Wednesday, July 1, 2009

Baggage Claim and Other Tales

Being able to see airport baggage handlers do their job has to be THE most frustrating thing about air travel. Can anyone empathize?

I step off the plane at San Jose del Cabo airport and into the baggage claim terminal, a crazed New Yorker all in a tizzy to get going and get to the business of relaxing. The walls that separate inside from out are made of glass, which means I can watch the bags come off the plane and make their way to the conveyor belt. And there it is. My bag. Buried deep under about 50 other bags on the third of 3 piled-high luggage carts. I am relieved it wasn't lost in transit, but dismayed when I see what's going on out there. It seems one lone baggage handler is responsible for sorting through that pile of mess. Under a blazing afternoon sun, I can almost smell the sweat pouring into his eyes as he works, slowly sorting through hundreds of overstuffed suitcases. One by one, each bag is gently, deliberately, almost lovingly placed on the belt and sent off to meet its master. Two colleagues sit idly nearby, and just watch.

Are you kidding me? This could take all day! It takes everything in me not to climb onto that conveyor belt, crawl through that little window, grab my suitcase and go. Instead, I take a deep breath and recall that meditation experience I had just days ago. How quickly these lessons fade from our memory.

Along these lines, I have created some of my own New Rules for Air Travel:

1. Getting stuck in a middle seat does not entitle you to take up both armrests with your oddly-large elbows. Don't make your neighbors suffer because you do. Next time, go online and request an aisle or window seat like the rest of us.

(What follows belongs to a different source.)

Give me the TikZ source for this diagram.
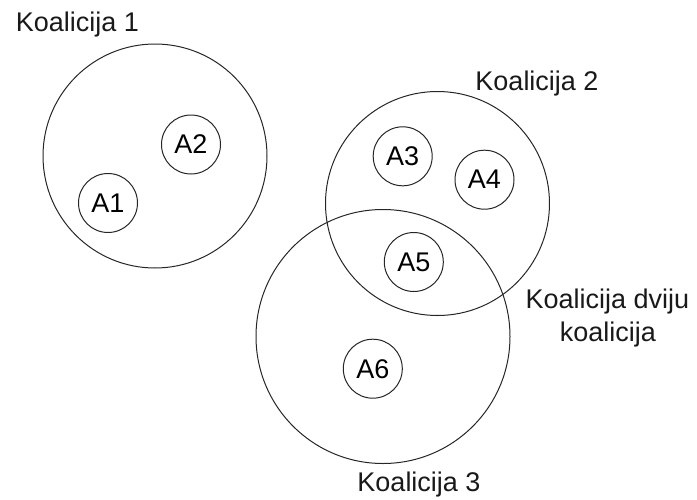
\documentclass[tikz,border=0pt]{standalone}
\usepackage{fontspec}
\setmainfont{Liberation Sans}
\begin{document}
\begin{tikzpicture}[x=1pt,y=-1pt,
  coal/.style={draw=black!85,line width=1pt,circle,inner sep=0pt},
  agent/.style={draw=black!85,line width=1pt,circle,inner sep=0pt,minimum size=59pt,font=\fontsize{27}{31}\selectfont},
  lbl/.style={anchor=base,inner sep=0pt,font=\fontsize{27}{31}\selectfont,text=black!90}]
\useasboundingbox (0,0) rectangle (697,499);
\node[coal,minimum size=224pt] (k1) at (155,156) {};
\node[coal,minimum size=224pt] (k2) at (437.5,203.5) {};
\node[coal,minimum size=254pt] (k3) at (383,336.5) {};
\node[agent] (a1) at (108,203) {A1};
\node[agent] (a2) at (191,144.5) {A2};
\node[agent] (a3) at (402.7,156.3) {A3};
\node[agent] (a4) at (484.5,179.7) {A4};
\node[agent] (a5) at (413.8,262) {A5};
\node[agent] (a6) at (372.8,368.7) {A6};
\node[lbl] (l1) at (77.5,31.7) {Koalicija 1};
\node[lbl] (l2) at (537,90) {Koalicija 2};
\node[lbl] (l3) at (419,491.7) {Koalicija 3};
\node[lbl] (l4a) at (607.5,308.3) {Koalicija dviju};
\node[lbl] (l4b) at (607.8,341) {koalicija};
\end{tikzpicture}
\end{document}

2. If the flight attendant asks you to shut off your phone and stop talking, shut it off and stop talking. The rest of us want to take off. Your call cannot be that important. And if it is, you should have thought of that before you scheduled this flight.

3. If you are brave enough to use the airplane toilet, please lock the door. It's not difficult: just slide that little thingy all the way until it clicks and the light comes on. Outside, the door will read "occupied", and I won't walk in on you while you are doing your thing. It's really getting old.

4. Please don't ask the flight attendant to list out all the beverage options when he/she finally comes around. I am thirsty and you are taking too long to decide. You had plenty of time to peruse your choices in the in-flight magazine. Soda, juice, coffee, water... why is this so hard?

5. Regarding baggage claim: if you are a family of three or more, there is absolutely no reason you plus mom plus dad plus grandma plus your 10 kids plus your crated dog need to all wait by the conveyor belt for your luggage. Seriously folks, step back. Make room for others. And pull that luggage cart out of the way while you are at it. Try sending a willing representative from your own Brady Bunch to collect the bags instead. (Dad is usually a good one).

6. If the wall between outside and the baggage claim terminal is made of glass, please, draw the shades. This is one impatient traveler who doesn't want to know why it takes an hour for her bag to finally come around.